Part III: Figuring the Credit

Compute the allowable credit.

  • Lines 9-14: Total available taxes after carryovers (Line 10 from Schedule B), reductions (Line 12, e.g., for excluded income or boycotts), and adjustments (Line 13 for high-tax kickout).
  • Lines 15-17: Adjusted foreign-source income.
  • Lines 18-23: Limitation calculation: (Foreign income / Total income) × U.S. tax liability, plus any section 960(c) increase.
  • Line 24: Smaller of available taxes or limitation.

Part IV: Summary of Credits From Separate Parts III

Sum credits from all Forms 1116 by category (Lines 25-31). Reduce for boycotts (Line 34). Line 35 is your total FTC.

Attach supporting statements for complex items like deductions or alternative sourcing.

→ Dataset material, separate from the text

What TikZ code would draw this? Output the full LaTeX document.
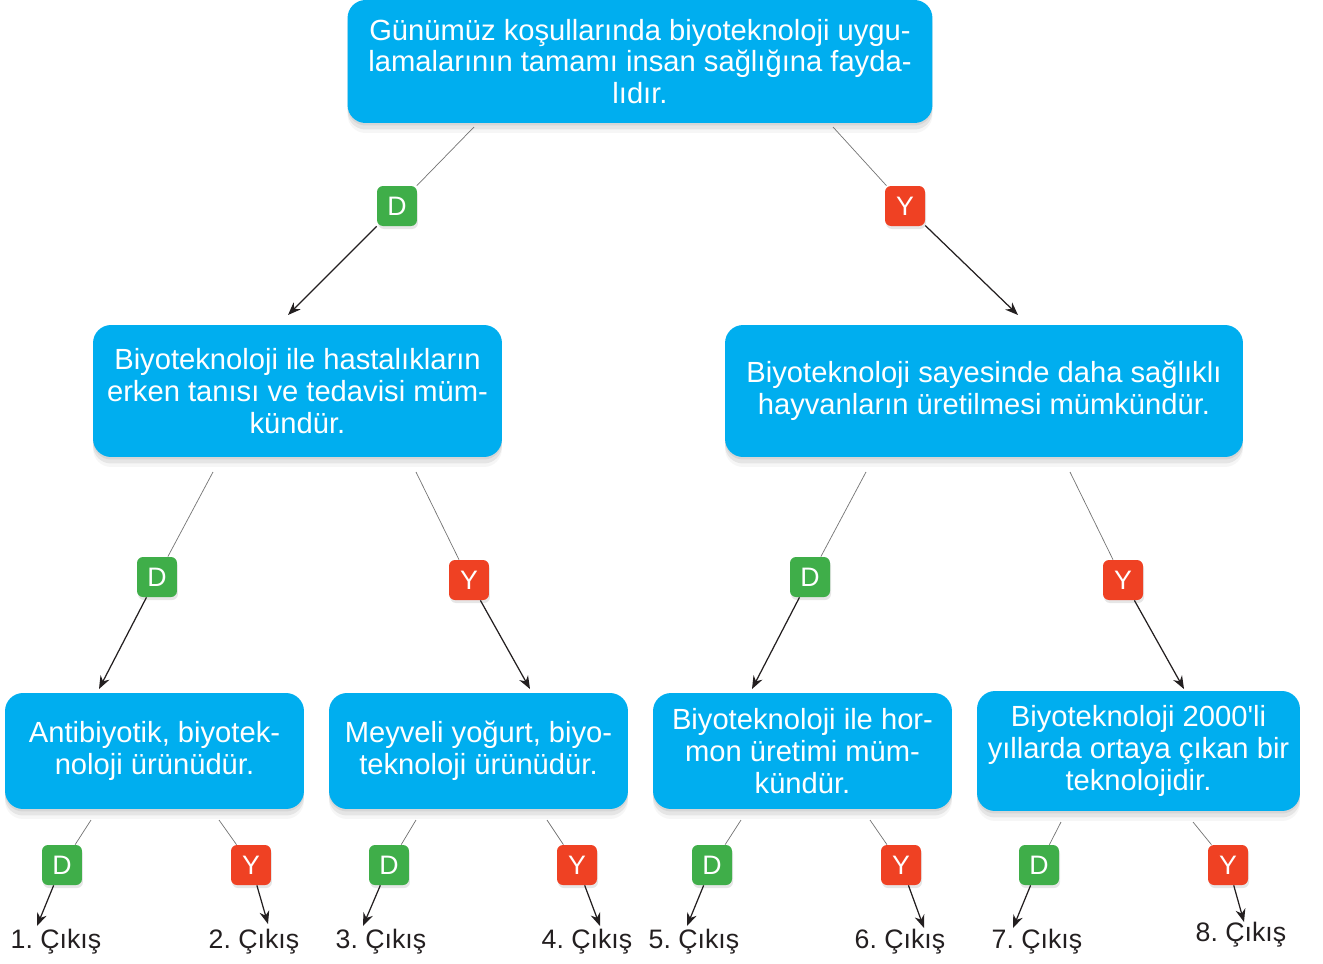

Key Calculations and Limitations for the Foreign Tax Credit

The FTC is limited to the U.S. tax on your foreign-source income to prevent crediting more than you’d owe domestically. Formula: (Foreign-source taxable income / Total taxable income) × U.S. tax liability.

  • Adjustments: For qualified dividends or capital gains, use worksheets to account for preferential rates (e.g., multiply long-term gains by 0.4054 for 15% rate).
  • Carryovers: Excess credit carries back 1 year and forward 10 years (use Schedule B). No carryovers for section 951A income.
  • Redeterminations: If foreign taxes change (e.g., refund), file Schedule C and amend your return.
  • Other Limits: No credit for taxes on excluded income, sanctioned countries, or certain penalties. Apportion taxes if they relate to multiple categories.

Recent Changes and Updates for the 2025 Tax Year

For 2025, key updates include:

  • A new $6,000 senior deduction (for tax years 2025-2028) under P.L. 119-21, which is removed from taxable income for FTC computations.
  • Disallowance of 10% of taxes on section 951A-excluded amounts after June 28, 2025.
  • Part IV must be completed even if filing only one Form 1116.
  • Continued relief for partnerships under Notices 2023-55/80, allowing prior creditability rules with modifications.

Always check IRS.gov for the latest, as legislation can impact rules.

Common FAQs About IRS Form 1116

1. Can I claim the FTC if I use the Foreign Earned Income Exclusion?

Yes, but only on non-excluded income. Reduce eligible taxes proportionally.

2. What if I paid taxes to sanctioned countries?

No credit allowed; report as section 901(j) income on a separate Form 1116.

3. How do I handle currency conversion?

Use the exchange rate on the payment date for cash basis or average annual for accrual, with exceptions for inflationary currencies.

4. Is the FTC refundable?

No, it’s non-refundable but can reduce your tax to zero and carry over excesses.

How to File Form 1116 and Where to Get It?

File Form 1116 with your tax return by the due date (April 15, 2026, for most). Download the latest version from the IRS website: https://www.irs.gov/pub/irs-pdf/f1116.pdf. For instructions, visit https://www.irs.gov/instructions/i1116. Consult a tax professional for complex situations, like carryovers or multiple income categories.

By properly using Form 1116, you can minimize your tax burden on foreign income. Stay compliant and maximize your credit—your wallet will thank you.